How to keep track of the tracker mortgage scandal

Not sure what the scandal is about or whether your mortgage is affected? Read on

Could I have been caught up in the tracker mortgage scandal?
Possibly. If you were ever on a tracker and were taken off it – for whatever reason – you could be one of those affected, although that is by no means certain.

How would I know?
The banks committed to going through their loan books to find all those who were affected. They were ordered by the Central Bank to make contact with those customers affected.

I have not heard anything from my bank – does that mean I was not affected?
No, not everyone who was wrongly denied a tracker has been contacted, and the banks and the Central Bank are still arguing over some accounts that the regulator believes were affected despite claims to the contrary by some banks. Many thousands more have been affected than the 13,000 or so that are currently in the system.

So do I just have to wait until the Central Bank process is over?
Right now he Central Bank is "the only game in town", says financial consultant Padraic Kissane, who has been to the fore in fighting on behalf of people stripped of their trackers.
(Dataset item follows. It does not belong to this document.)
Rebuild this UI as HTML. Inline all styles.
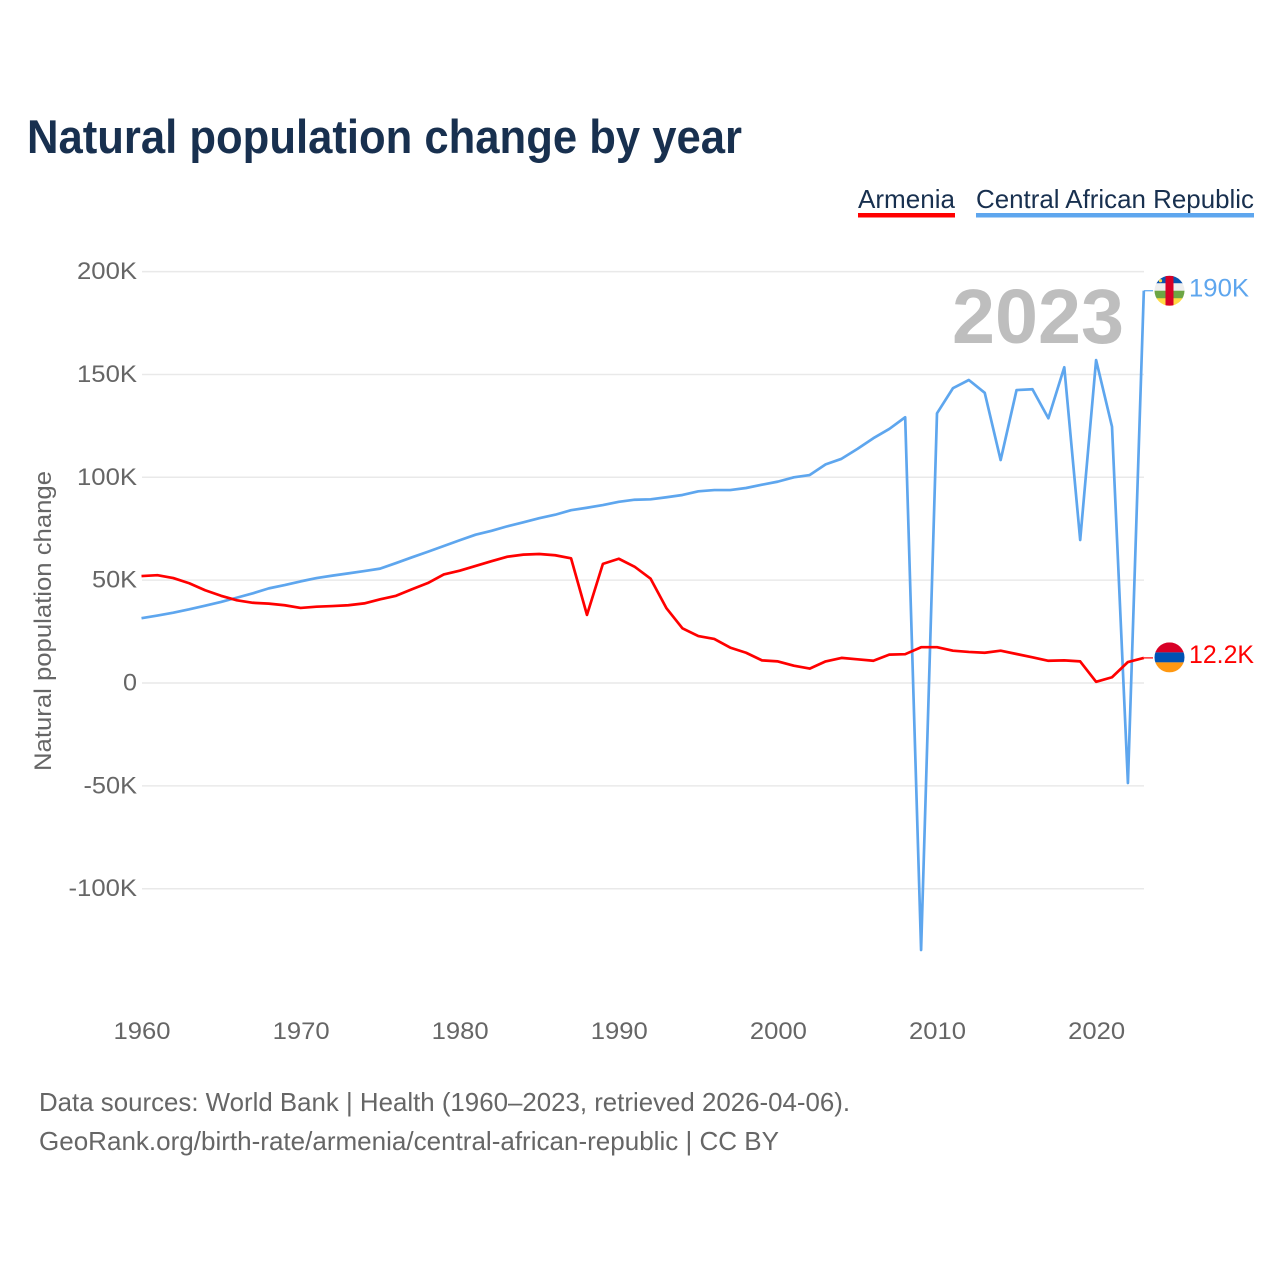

But surely I could take a legal action against my bank myself?
You could. The legal avenue is open to anyone who believes they have been wronged. But that process is slow and very expensive. And many of those worst affected simply do not have the financial resources to take a High Court action, which is why the best advice is still to wait for the process to end.

When will it end?
It is progressing very slowly. This all started in 2015. Some banks have been proactive in dealing with cases; AIB and PTSB have dealt with a significant number of cases already. Ulster Bank have started to move. Bank of Ireland and KBC, on the other hand, have been very slow off the mark.
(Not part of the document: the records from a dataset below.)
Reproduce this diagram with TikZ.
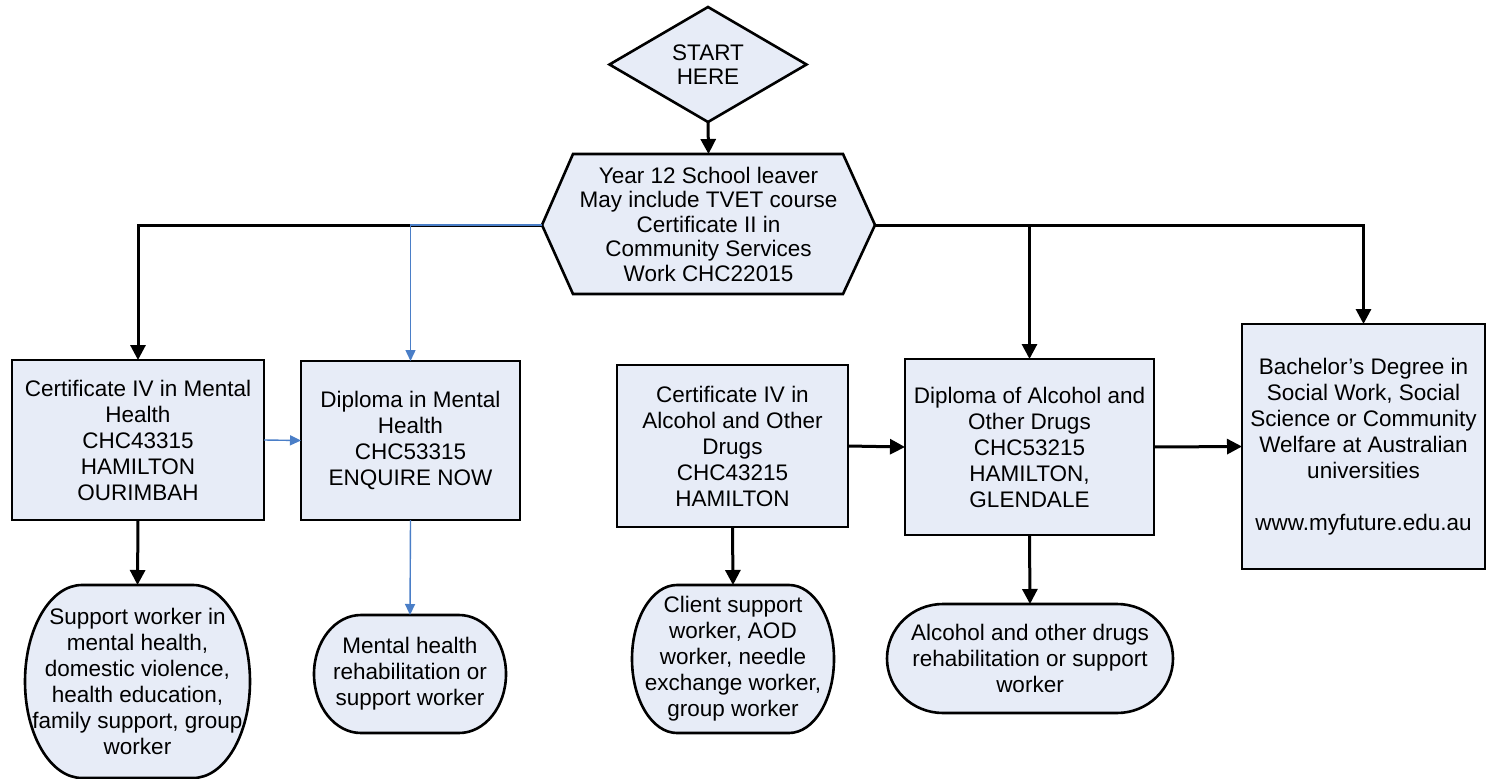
\documentclass[tikz,border=0pt]{standalone}
\usepackage{fontspec}
\setmainfont{Liberation Sans}
\usetikzlibrary{arrows.meta,shapes.geometric,backgrounds}
\definecolor{boxfill}{RGB}{231,236,247}
\definecolor{blueline}{RGB}{74,126,199}
\newcommand\termpath[3]{\path[outline] ([xshift=#2pt]#1.north west) -- ([xshift=-#2pt]#1.north east) arc[start angle=90,end angle=-90,x radius=#2pt,y radius=#3pt] -- ([xshift=#2pt]#1.south west) arc[start angle=270,end angle=90,x radius=#2pt,y radius=#3pt] -- cycle;}
\begin{document}
\begin{tikzpicture}[x=1pt,y=1pt,
  txt/.style={font=\fontsize{22.5}{26}\selectfont, align=center, inner sep=0pt, outer sep=0pt},
  tighttxt/.style={txt, font=\fontsize{22.5}{24.5}\selectfont},
  box/.style={txt, rectangle, draw=black, line width=2.6pt, fill=boxfill},
  outline/.style={draw=black, line width=2.6pt, fill=boxfill},
  conn/.style={line width=3pt, -{Triangle[length=15pt,width=15pt]}},
  bconn/.style={draw=blueline, line width=1.4pt, -{Triangle[length=11pt,width=10pt]}},
]
\useasboundingbox (0,0) rectangle (1486,-779);

% start and entry
\node[tighttxt, diamond, draw=black, line width=2.6pt, fill=boxfill, aspect=1.713,
      minimum width=197, minimum height=115] (start) at (708,-64.5) {START\\HERE};
\node[tighttxt, minimum width=333, minimum height=140] (hex) at (708.5,-224)
  {Year 12 School leaver\\May include TVET course\\Certificate II in\\Community Services\\Work CHC22015};

% course boxes
\node[box, minimum width=252, minimum height=160] (cmh) at (138,-440)
  {Certificate IV in Mental\\Health\\CHC43315\\HAMILTON\\OURIMBAH};
\node[box, minimum width=219, minimum height=159] (dmh) at (410.5,-440.5)
  {Diploma in Mental\\Health\\CHC53315\\ENQUIRE NOW};
\node[box, minimum width=231, minimum height=162] (caod) at (732.5,-446)
  {Certificate IV in\\Alcohol and Other\\Drugs\\CHC43215\\HAMILTON};
\node[box, minimum width=249, minimum height=176] (daod) at (1029.5,-447)
  {Diploma of Alcohol and\\Other Drugs\\CHC53215\\HAMILTON,\\GLENDALE};
\node[box, minimum width=243, minimum height=245] (bach) at (1363.5,-446.5)
  {Bachelor’s Degree in\\Social Work, Social\\Science or Community\\Welfare at Australian\\universities\\[26pt]www.myfuture.edu.au};

% outcomes
\node[txt, minimum width=225, minimum height=193] (sw) at (137.5,-681.5)
  {Support worker in\\mental health,\\domestic violence,\\health education,\\family support, group\\worker};
\node[txt, minimum width=192, minimum height=118] (mh) at (410,-674)
  {Mental health\\rehabilitation or\\support worker};
\node[txt, minimum width=202, minimum height=148] (client) at (733,-659)
  {Client support\\worker, AOD\\worker, needle\\exchange worker,\\group worker};
\node[txt, minimum width=286, minimum height=109] (alc) at (1030,-658.5)
  {Alcohol and other drugs\\rehabilitation or support\\worker};

\begin{scope}[on background layer]
\path[outline] ([yshift=-1pt]hex.west) -- ([xshift=31pt]hex.north west) -- ([xshift=-32pt]hex.north east)
  -- ([yshift=-1pt]hex.east) -- ([xshift=-32pt]hex.south east) -- ([xshift=31pt]hex.south west) -- cycle;
\termpath{sw}{57}{96.5}
\termpath{mh}{47}{59}
\termpath{client}{45}{74}
\termpath{alc}{56}{54.5}
\end{scope}

% connectors
\draw[conn] (start.south) -- (hex.north);
\draw[conn] ([yshift=-1pt]hex.west) -| (cmh.north);
\draw[bconn] ([yshift=-1pt]hex.west) -| (dmh.north);
\draw[conn] ([yshift=-1pt]hex.east) -| (daod.north);
\draw[conn] ([yshift=-1pt]hex.east) -| (bach.north);
\draw[bconn] (cmh.east) -- (dmh.west);
\draw[conn] (caod.east) -- (daod.west);
\draw[conn] (daod.east) -- (bach.west);
\draw[conn] (cmh.south) -- (sw.north);
\draw[bconn] (dmh.south) -- (mh.north);
\draw[conn] (caod.south) -- (client.north);
\draw[conn] (daod.south) -- (alc.north);
\end{tikzpicture}
\end{document}
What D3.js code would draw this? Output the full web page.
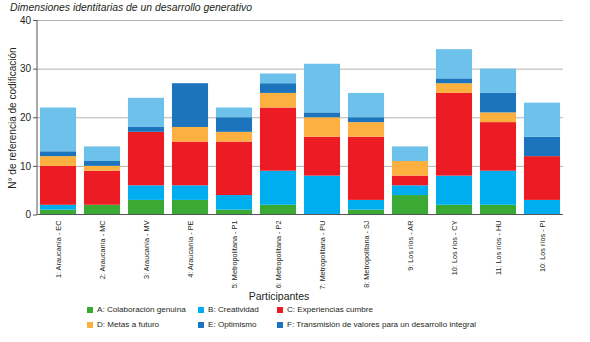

What will I be entitled to if I was taken off a tracker illegally?
You will have to have the tracker restored. All the interest you overpaid will have to be repaid to you – or used pay off the mortgage. And you will be entitled to compensation.

Who decides the level of compensation?
The bank in the first instance. But the Central Bank has a say it deciding if that compensation is sufficient and it says it has been pushing back against some lowball offers and demanding banks do more.

What powers does the Central Bank have?
They are limited. It cannot order banks to pay a certain level of compensation by a certain time. It can take legal action against banks if it does not believe they are co-operating with the process and those actions may ultimately lead to fines.